斜面上直立擁壁築造法

横井技術士事務所
技術士(応用理学) 横井和夫


 日本では少し山に入ると、急峻な山地が広がります。そこに道路を作ろうとすると、色々な困難が待ち受けます。例えば法面が切土であれ盛土であれ、収まらない。ではどうするかですが、下図は筆者がかつて経験した、その種問題へ対策工法の一例です。今から25年ほど前に作った画ですが、最近よく起こっている事故から見ると、日本の土木は25年前からほとんど進歩していないことが分かります。

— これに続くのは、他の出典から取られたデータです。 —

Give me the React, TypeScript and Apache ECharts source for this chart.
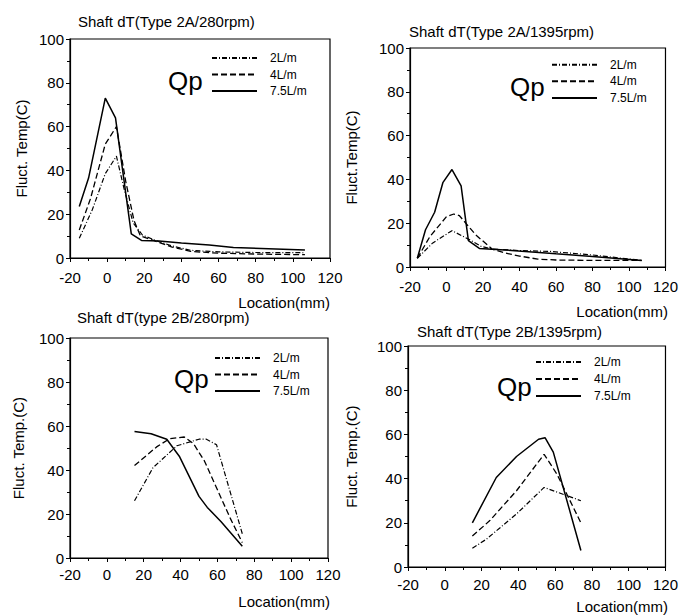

 これらのうち、筆者がかつて設計した「鋼管ぐい擁壁について、設計と施工の要点を説明します。

計画

   当該地は兵庫県中部の山地で、基盤は「舞鶴構造帯」のジュラ紀堆積岩で、ホルンフェルス化している。全体に1:1.0程度の急斜面が発達する。
現道はこの斜面内をループ状に這い上がっている。
 計画はこの道路を2車線に拡幅するものである。当初計画では図のように谷側に張り出し、盛土は逆T擁壁で受けるものだった。
 ところがボーリングをやってみると、約6mに及ぶ崖錐堆積物が見つかった。これは地形から見て、斜面の遥か上方から下の川まで分布するものとみられる。
 図を見る通り、原計画では擁壁の安定は維持できません。しかし地形上の制約が大きいので、道路線形は原計画を維持し、構造物で対処するものとしました。
 

設計

    設計モデルとしては左図を採用。クイは土留めクイとしてSTKとした。

 
    構造の詳細。アンカーはSEEEEF50TAタイブルアンカーを採用。理由は特にない。単にワタクシがVSLが嫌いだっただけかもしれない。

施工

   ダウンザホールハンマーによる削孔と、
鋼管の建込み。
  RC擁壁の構築 
  アンカーの施工 

 ということで非常に簡便な設備で施工が可能だということが分かります。